Jamie Cullum a quelque chose du petit gars dissipé que le prof avait à l'oeil, mais qui avait toujours le meilleur bulletin de la classe. Le spectacle flamboyant qu'il a donné hier soir à la salle Wilfrid-Pelletier était l'oeuvre d'un jeune homme extrêmement doué qui est allé à la bonne école du show-business.

Quand, pendant Twentysomething, il a dit au public qui lui mangeait dans la main que c'était sa dernière chance de la chanter avec lui parce qu'il aurait 30 ans en août prochain, j'ai revu le jeune Bruce Springsteen qui, faisant mine d'être à bout de forces, lançait au public new-yorkais : «Je suis vieux, j'ai 30 ans!»

Et comment ne pas penser au jeune Springsteen quand Cullum prend un bain de foule en se pointant parmi les spectateurs au beau milieu du parterre pour chanter a cappella Caravan de Duke Ellington? L'instant d'après, il était assis sur le rebord de la scène, entouré de spectateurs, pendant que ses quatre musiciens, qui l'avaient suivi dans la salle, prenaient chacun un solo bien senti.

On a vu le Jamie Cullum qui monte sur son piano et saute sur la scène, celui qui fabrique un rythme intéressant en tapochant sur son piano, tout autour et même en-dessous, tout en chantant un air de blues sans micro. Pourtant, si on s'est tous amusés comme des petits fous, jamais on n'a eu l'impression que le surdoué britannique nous traînait de force au cirque.

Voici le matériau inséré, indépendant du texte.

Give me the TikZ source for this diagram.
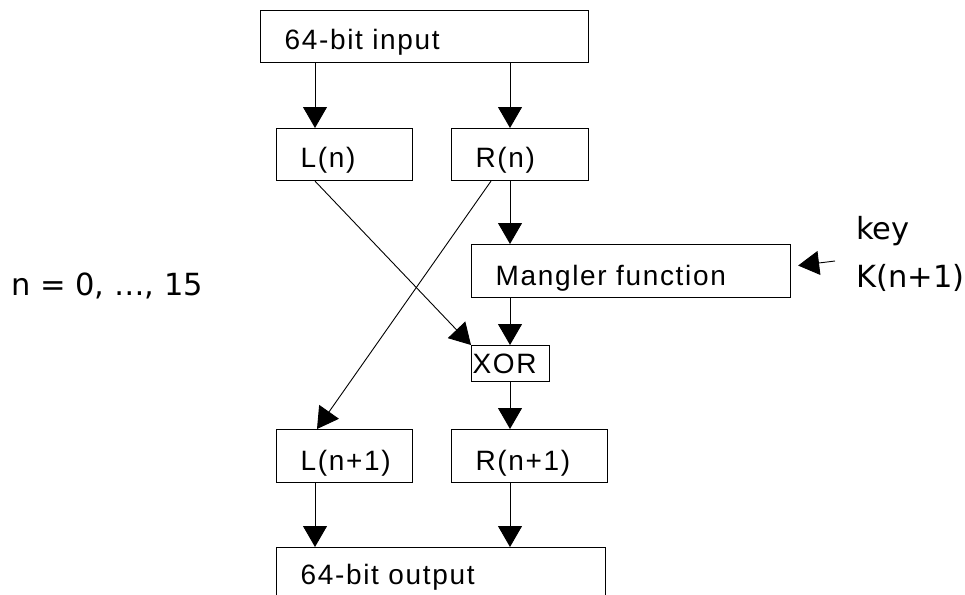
\documentclass[tikz,border=0pt]{standalone}
\usepackage{fontspec}
\setmainfont{Liberation Sans}
\newfontfamily\boxfont[LetterSpace=6]{Liberation Sans}
\newfontfamily\labfont{DejaVu Sans}
\usetikzlibrary{arrows.meta,calc}
\begin{document}
\begin{tikzpicture}[x=1pt,y=-1pt,
  bx/.style={draw, line width=1.1pt, anchor=north west, inner sep=0pt, align=left,
             font=\fontsize{28}{30}\boxfont},
  arr/.style={line width=0.9pt, -{Triangle[length=21pt,width=24pt]}},
  lab/.style={anchor=base west, inner sep=0pt, font=\fontsize{30.5}{36}\labfont}]
\useasboundingbox (0,0) rectangle (965,594);
\clip (0,0) rectangle (965,594);
% boxes
\node[bx, text width=328pt, text height=39pt, text depth=13pt] (in) at (260,10) {\hspace*{24pt}64-bit input};
\node[bx, text width=136pt, text height=39pt, text depth=13pt] (ln) at (276,128) {\hspace*{24pt}L(n)};
\node[bx, text width=137pt, text height=39pt, text depth=13pt] (rn) at (451,128) {\hspace*{24pt}R(n)};
\node[bx, text width=319pt, text height=41pt, text depth=12pt] (mg) at (471,244) {\hspace*{24pt}Mangler function};
\node[bx, text width=78pt, text height=28pt, text depth=8pt] (xor) at (471,345) {\hspace*{1pt}XOR};
\node[bx, text width=136pt, text height=41pt, text depth=12pt] (ln1) at (276,429) {\hspace*{24pt}L(n+1)};
\node[bx, text width=156pt, text height=41pt, text depth=12pt] (rn1) at (451,429) {\hspace*{24pt}R(n+1)};
\node[bx, text width=329pt, text height=37pt, text depth=15pt] (out) at (276,547) {\hspace*{24pt}64-bit output};
% labels
\node[lab] (nlab) at (11,295) {n = 0, …, 15};
\node[lab] (key) at (856,239) {key};
\node[lab] (kn) at (856,287) {K(n+1)};
% columns
\coordinate (cl) at (315,0);
\coordinate (cr) at (510,0);
\coordinate (cd) at (491,0);
\coordinate (kt) at (835,261);
% connectors
\draw[arr] (in.south -| cl) -- (ln.north -| cl);
\draw[arr] (in.south -| cr) -- (rn.north -| cr);
\draw[arr] (rn.south -| cr) -- (mg.north -| cr);
\draw[arr] (mg.south -| cr) -- (xor.north -| cr);
\draw[arr] (xor.south -| cr) -- (rn1.north -| cr);
\draw[arr] (ln1.south -| cl) -- (out.north -| cl);
\draw[arr] (rn1.south -| cr) -- (out.north -| cr);
\draw[arr] (ln.south -| cl) -- (xor.north west);
\draw[arr] (rn.south -| cd) -- ([xshift=2pt]ln1.north -| cl);
\draw[arr] (kt) -- ([xshift=7pt,yshift=5.5pt]mg.east);
\end{tikzpicture}
\end{document}
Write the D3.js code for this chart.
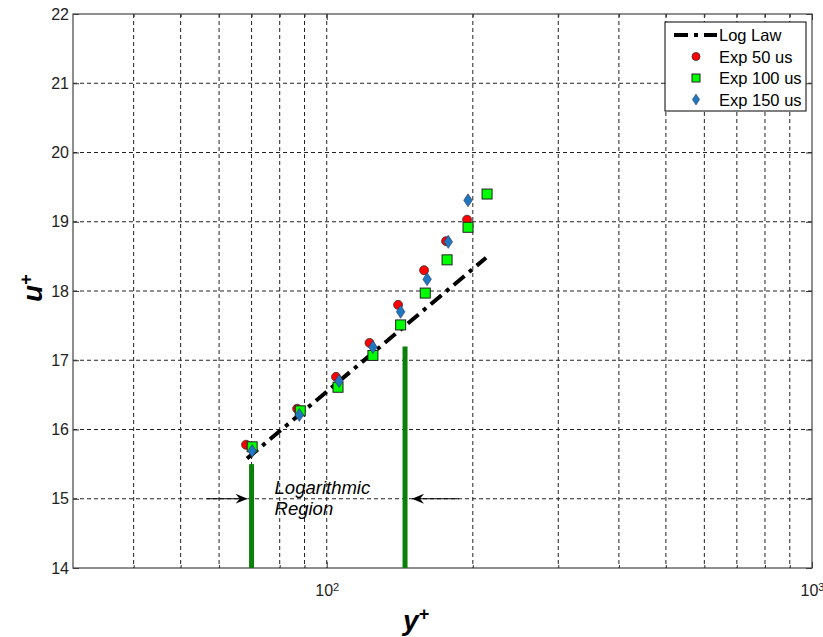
<!DOCTYPE html>
<html lang="en">
<head>
  <meta charset="UTF-8">
  <title>Log Law u+ vs y+</title>
  <script src="https://d3js.org/d3.v7.min.js"></script>
  <style>
    body { margin: 0; background: #fff; font-family: "Liberation Sans", Arial, sans-serif; }
    svg { display: block; }
    .tick text { font-size: 16px; fill: #222; font-family: "Liberation Sans", Arial, sans-serif; }
    .grid line { stroke: #222; stroke-dasharray: 4,3; stroke-width: 1; }
    .axis-label { font-size: 28px; font-weight: bold; font-style: italic; }
  </style>
</head>
<body>
  <svg width="823" height="637"></svg>

  <script>
    // values
    const yTicks = [14, 15, 16, 17, 18, 19, 20, 21, 22];
    const xMajor = [100, 1000];
    const xMinor = [40, 50, 60, 70, 80, 90, 200, 300, 400, 500, 600, 700, 800, 900];

    const logLawX = [68.5, 213];
    const logLawU = [15.58, 18.48];

    const exp50X = [68.2, 86.9, 104.5, 122.5, 140.3, 158.7, 176.2, 194.6];
    const exp50U = [15.78, 16.30, 16.76, 17.25, 17.80, 18.30, 18.72, 19.03];

    const exp100X = [70.2, 88.2, 105.5, 124.5, 142, 159.6, 177, 195.5, 214];
    const exp100U = [15.75, 16.27, 16.61, 17.07, 17.51, 17.97, 18.45, 18.92, 19.40];

    const exp150X = [70.2, 87.8, 106, 124.5, 142, 161, 178, 195.5];
    const exp150U = [15.69, 16.21, 16.70, 17.19, 17.70, 18.17, 18.71, 19.31];

    const regionX = [70, 145];      // green bars bounding the log region
    const regionTop = [15.5, 17.2];
    const arrowU = 15;

    const legendLabels = ['Log Law', 'Exp 50 us', 'Exp 100 us', 'Exp 150 us'];

    const margin = { top: 14, right: 11, bottom: 69, left: 73 };
    const width = 823 - margin.left - margin.right;
    const height = 637 - margin.top - margin.bottom;

    const svg = d3.select('svg');
    const g = svg.append('g').attr('transform', `translate(${margin.left},${margin.top})`);

    const x = d3.scaleLog().domain([30, 1000]).range([0, width]);
    const y = d3.scaleLinear().domain([14, 22]).range([height, 0]);

    // grid
    g.append('g').attr('class', 'grid')
      .selectAll('line').data(xMinor.concat([100]))
      .join('line')
      .attr('x1', d => x(d)).attr('x2', d => x(d))
      .attr('y1', 0).attr('y2', height);
    g.append('g').attr('class', 'grid')
      .selectAll('line').data(yTicks.slice(1, -1))
      .join('line')
      .attr('x1', 0).attr('x2', width)
      .attr('y1', d => y(d)).attr('y2', d => y(d));

    // axes with inward ticks
    g.append('g').attr('class', 'xmajor').attr('transform', `translate(0,${height})`)
      .call(d3.axisBottom(x).tickValues(xMajor).tickSize(-6).tickPadding(14).tickFormat(''))
      .call(a => a.select('.domain').remove());
    g.append('g').attr('transform', `translate(0,${height})`)
      .call(d3.axisBottom(x).tickValues(xMinor).tickSize(-3).tickFormat(''))
      .call(a => a.select('.domain').remove());
    g.append('g')
      .call(d3.axisTop(x).tickValues(xMajor).tickSize(-6).tickFormat(''))
      .call(a => a.select('.domain').remove());
    g.append('g')
      .call(d3.axisTop(x).tickValues(xMinor).tickSize(-3).tickFormat(''))
      .call(a => a.select('.domain').remove());
    g.append('g')
      .call(d3.axisLeft(y).tickValues(yTicks).tickSize(-6).tickPadding(4).tickFormat(d3.format('d')))
      .call(a => a.select('.domain').remove());
    g.append('g').attr('transform', `translate(${width},0)`)
      .call(d3.axisRight(y).tickValues(yTicks).tickSize(-6).tickFormat(''))
      .call(a => a.select('.domain').remove());
    g.selectAll('.tick line').attr('stroke', '#333');

    // 10^n labels with superscript exponent
    g.select('.xmajor').selectAll('.tick text')
      .attr('y', 17).attr('dy', '0.71em')
      .each(function (d) {
        const t = d3.select(this);
        t.text('10');
        t.append('tspan').attr('dy', '-0.45em').style('font-size', '11px')
          .text(Math.round(Math.log10(d)));
      });

    g.append('rect')
      .attr('width', width).attr('height', height)
      .attr('fill', 'none').attr('stroke', '#444').attr('stroke-width', 1.2);

    // green region bars
    g.selectAll('.bar').data(regionX)
      .join('line')
      .attr('x1', d => x(d)).attr('x2', d => x(d))
      .attr('y1', (d, i) => y(regionTop[i])).attr('y2', height)
      .attr('stroke', '#0a800a').attr('stroke-width', 5);

    // arrows
    const defs = svg.append('defs');
    defs.append('marker').attr('id', 'ah')
      .attr('viewBox', '0 0 12 10').attr('refX', 12).attr('refY', 5)
      .attr('markerWidth', 12).attr('markerHeight', 10).attr('markerUnits', 'userSpaceOnUse')
      .attr('orient', 'auto')
      .append('path').attr('d', 'M0,0 L12,5 L0,10 L4,5 Z').attr('fill', '#000');
    g.append('line')
      .attr('x1', x(regionX[0]) - 45).attr('x2', x(regionX[0]) - 4)
      .attr('y1', y(arrowU)).attr('y2', y(arrowU))
      .attr('stroke', '#000').attr('stroke-width', 1).attr('marker-end', 'url(#ah)');
    g.append('line')
      .attr('x1', x(regionX[1]) + 54).attr('x2', x(regionX[1]) + 7)
      .attr('y1', y(arrowU)).attr('y2', y(arrowU))
      .attr('stroke', '#000').attr('stroke-width', 1).attr('marker-end', 'url(#ah)');

    g.append('text')
      .attr('x', x(regionX[0]) + 23).attr('y', y(arrowU) - 5)
      .style('font-size', '18.5px').style('font-style', 'italic')
      .selectAll('tspan').data(['Logarithmic', 'Region'])
      .join('tspan')
      .attr('x', x(regionX[0]) + 23)
      .attr('dy', (d, i) => i === 0 ? 0 : 21)
      .text(d => d);

    // log law line
    const line = d3.line().x(d => x(d[0])).y(d => y(d[1]));
    g.append('path')
      .datum(logLawX.map((v, i) => [v, logLawU[i]]))
      .attr('d', line)
      .attr('fill', 'none').attr('stroke', '#000').attr('stroke-width', 4)
      .attr('stroke-dasharray', '14,6,4,6');

    // markers
    const diamond = 'M0,-6.5 L4.3,0 L0,6.5 L-4.3,0 Z';
    function drawCircles(xs, us, sel) {
      sel.selectAll(null).data(xs).join('circle')
        .attr('cx', d => x(d)).attr('cy', (d, i) => y(us[i])).attr('r', 4.5)
        .attr('fill', '#ff0000').attr('stroke', '#333').attr('stroke-width', 0.8);
    }
    function drawSquares(xs, us, sel) {
      sel.selectAll(null).data(xs).join('rect')
        .attr('x', d => x(d) - 5).attr('y', (d, i) => y(us[i]) - 5)
        .attr('width', 10).attr('height', 10)
        .attr('fill', '#00ff00').attr('stroke', '#222').attr('stroke-width', 1);
    }
    function drawDiamonds(xs, us, sel) {
      sel.selectAll(null).data(xs).join('path')
        .attr('d', diamond)
        .attr('transform', (d, i) => `translate(${x(d)},${y(us[i])})`)
        .attr('fill', '#1f78bf').attr('stroke', '#335').attr('stroke-width', 0.6);
    }
    drawCircles(exp50X, exp50U, g.append('g'));
    drawSquares(exp100X, exp100U, g.append('g'));
    drawDiamonds(exp150X, exp150U, g.append('g'));

    // axis labels
    svg.append('text').attr('class', 'axis-label')
      .attr('x', 403).attr('y', 630)
      .text('y').append('tspan').attr('dy', '-0.55em').style('font-size', '18px').text('+');
    svg.append('text').attr('class', 'axis-label')
      .attr('transform', 'translate(42,302) rotate(-90)')
      .text('u').append('tspan').attr('dy', '-0.55em').style('font-size', '18px').text('+');

    // legend
    const lg = g.append('g').attr('transform', `translate(${width - 147},8)`);
    lg.append('rect').attr('width', 141).attr('height', 89)
      .attr('fill', '#fff').attr('stroke', '#000').attr('stroke-width', 1);
    legendLabels.forEach((lab, i) => {
      lg.append('text').attr('x', 54).attr('y', 13 + i * 21.5 + 6)
        .style('font-size', '16.5px').text(lab);
    });
    lg.append('line').attr('x1', 9).attr('x2', 52).attr('y1', 13).attr('y2', 13)
      .attr('stroke', '#000').attr('stroke-width', 4).attr('stroke-dasharray', '14,6,4,6');
    lg.append('circle').attr('cx', 31).attr('cy', 13 + 21.5).attr('r', 4)
      .attr('fill', '#ff0000').attr('stroke', '#333').attr('stroke-width', 0.8);
    lg.append('rect').attr('x', 27).attr('y', 13 + 43 - 4).attr('width', 8).attr('height', 8)
      .attr('fill', '#00ff00').attr('stroke', '#222');
    lg.append('path').attr('d', diamond).attr('transform', `translate(31,${13 + 64.5}) scale(0.85)`)
      .attr('fill', '#1f78bf').attr('stroke', '#335').attr('stroke-width', 0.6);
  </script>
</body>
</html>
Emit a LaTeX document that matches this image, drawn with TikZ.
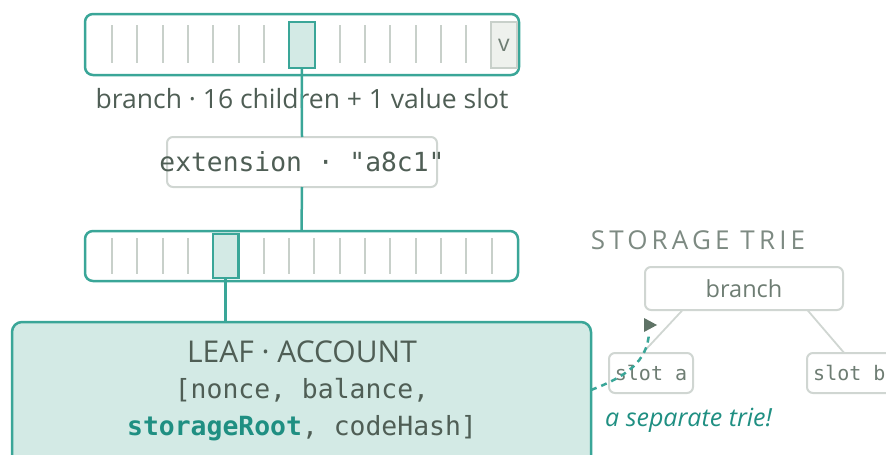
\documentclass[tikz,border=0pt]{standalone}
\usepackage{fontspec}
\setmainfont{Open Sans}
\setmonofont{DejaVu Sans Mono}
\newfontfamily\spacedfont[LetterSpace=16]{Open Sans}
\usetikzlibrary{calc}
\definecolor{tealc}{RGB}{58,166,152}
\definecolor{tealfill}{RGB}{211,234,229}
\definecolor{tealtext}{RGB}{31,143,130}
\definecolor{slotgray}{RGB}{200,208,202}
\definecolor{boxgray}{RGB}{208,214,210}
\definecolor{textdark}{RGB}{79,94,85}
\definecolor{textmid}{RGB}{110,125,115}
\definecolor{titlegray}{RGB}{125,138,130}
\definecolor{arrowgray}{RGB}{95,115,102}
\definecolor{vfill}{RGB}{238,241,237}
\begin{document}
\begin{tikzpicture}[x=1pt,y=-1pt,
  outerbox/.style={draw=tealc, line width=2.5pt, rounded corners=8pt, fill=white, inner sep=0pt, outer sep=0pt},
  hlbox/.style={draw=tealc, line width=2.5pt, fill=tealfill, inner sep=0pt, outer sep=0pt},
  slotline/.style={draw=slotgray, line width=2pt},
  graybox/.style={draw=boxgray, line width=2pt, rounded corners=6pt, fill=white, inner sep=0pt, outer sep=0pt, text=textdark},
  conn/.style={draw=tealc, line width=2.5pt},
  sedge/.style={draw=boxgray, line width=1.8pt},
  lbl/.style={text=textdark, inner sep=0pt},
  dasharrow/.style={draw=tealc, line width=2.5pt, dash pattern=on 6pt off 5pt}
]
\useasboundingbox (0,0) rectangle (886,455);

% top branch
\node[outerbox, minimum width=434pt, minimum height=61pt] (b1) at (302,44.5) {};
\foreach \k in {0,...,6,9,10,11,12,13,14} {
  \draw[slotline] ({112+25.3*\k},25) -- ({112+25.3*\k},63);
}
\node[hlbox, minimum width=26pt, minimum height=46pt] (hl1) at (301.8,45) {};
\node[draw=slotgray, line width=1.8pt, fill=vfill, inner sep=0pt, outer sep=0pt, minimum width=26pt, minimum height=46pt, text=textmid, font=\fontsize{23}{26}\selectfont] (vb) at (504,45) {v};
\node[lbl, font=\fontsize{26.5}{30}\selectfont] (lab1) at (302,99) {branch · 16 children + 1 value slot};

% extension
\node[graybox, minimum width=270pt, minimum height=50pt] (ext) at (302,162) {};
\node[lbl, font=\ttfamily\fontsize{26.3}{30}\selectfont] (extt) at (ext.center) {extension · "a8c1"};

% second branch
\node[outerbox, minimum width=433pt, minimum height=50pt] (b2) at (301.5,256) {};
\foreach \k in {0,...,3,6,7,8,9,10,11,12,13,14,15} {
  \draw[slotline] ({112+25.3*\k},238) -- ({112+25.3*\k},274);
}
\node[hlbox, minimum width=25.3pt, minimum height=44pt] (hl2) at (225.7,256) {};

% leaf
\node[outerbox, fill=tealfill, rounded corners=10pt, minimum width=579pt, minimum height=150pt] (leaf) at (301.5,397) {};
\node[lbl, font=\fontsize{30}{34}\selectfont] (leaft) at (302,352) {LEAF · ACCOUNT};
\node[lbl, font=\ttfamily\fontsize{26.4}{30}\selectfont] (leaf1) at (302,390) {[nonce, balance,};
\node[lbl, font=\ttfamily\fontsize{26.4}{30}\selectfont] (leaf2) at (302,428) {\textcolor{tealtext}{\bfseries storageRoot}, codeHash]};

% connectors
\draw[conn] (hl1.south) -- (ext.north);
\draw[conn] (ext.south) -- (b2.north);
\draw[conn] (hl2.south) -- (hl2.south |- leaf.north);

% storage trie
\node[text=titlegray, inner sep=0pt, font=\spacedfont\fontsize{26}{30}\selectfont] (stitle) at (698,240) {STORAGE TRIE};
\node[graybox, minimum width=198pt, minimum height=43pt, text=textmid, font=\fontsize{23.5}{27}\selectfont] (sbranch) at (744,288.5) {branch};
\node[graybox, minimum width=84pt, minimum height=40pt, text=textmid, font=\ttfamily\fontsize{20}{24}\selectfont] (slota) at (651,373) {slot a};
\node[graybox, minimum width=93pt, minimum height=40pt, text=textmid, font=\ttfamily\fontsize{20}{24}\selectfont] (slotb) at (853.5,373) {};
\node[text=textmid, anchor=west, inner sep=0pt, font=\ttfamily\fontsize{20}{24}\selectfont] (slotbt) at (813,373) {slot b};
\draw[sedge] ($(sbranch.south west)!0.19!(sbranch.south east)$) -- ($(slota.north west)!0.4!(slota.north east)$);
\draw[sedge] ($(sbranch.south west)!0.82!(sbranch.south east)$) -- ($(slotb.north west)!0.4!(slotb.north east)$);

% dashed link
\coordinate (dstart) at ($(leaf.north east)+(0,68)$);
\coordinate (dend) at (649,332);
\draw[dasharrow] (dstart) .. controls (625,377) and (648,362) .. (dend);
\fill[arrowgray] ($(dend)+(-5,-14)$) -- ($(dend)+(8,-7)$) -- ($(dend)+(-5,0)$) -- cycle;

\node[text=tealtext, anchor=west, inner sep=0pt, font=\itshape\fontsize{25}{28}\selectfont] (sep) at (605,420) {a separate trie!};
\end{tikzpicture}
\end{document}
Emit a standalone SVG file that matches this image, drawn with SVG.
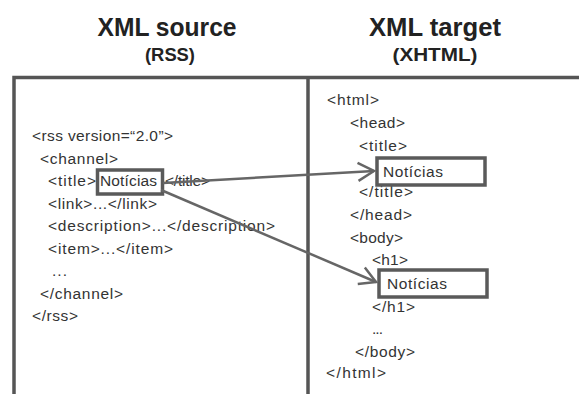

Au contraire. Quand il nous a joué au piano électrique le standard What a Difference a Day Made comme une ballade bluesée, sans autre accompagnement que sa section rythmique, les spectateurs ont goûté pleinement son solo. Comme ils ont applaudi chaudement sa fort belle composition London Skies qu'il a chantée tout seul en jouant de la guitare acoustique, sans esbroufe ni clin d'oeil. Son interprétation, seul au grand piano, de la chanson-thème du film Gran Torino, qu'il a écrite sur un thème de Clint Eastwood, était aussi sobre qu'intense.

Et même quand il a lancé le spectacle en reprenant Don't Stop the Music de Rihanna - chanson qui sera sur son prochain album prévu pour octobre - et qu'il a enchaîné avec une version en forme de coup de chapeau de Thriller de Michael Jackson, il s'est donné entièrement, et sérieusement, à sa musique.

De son prochain album, il nous a aussi proposé deux chansons pop au succès assuré: Love Ain't Gonna Let You Down, qu'il a présentée comme «une chanson d'amour aux accents (légèrement) country» et I'm All Over It Now, sorte de croisement entre «la power pop du Elton John des années 70 et Ray Charles» pour laquelle il a rappelé Hilary Kole, qui faisait sa première partie. Parce que Jamie Cullum a aussi ce talent-là, pas si courant, d'écrire des chansons qui séduisent dès la première écoute.

Je suis parti juste avant le rappel, Cullum et sa bande venaient d'enflammer la salle avec The Wind Cries Mary d'Hendrix. Et je me suis dit que la prochaine fois, qui ne saurait tarder puisque le nouvel album s'en vient, je resterais jusqu'à la toute dernière minute.

Je vous souhaite d'y être, vous aussi.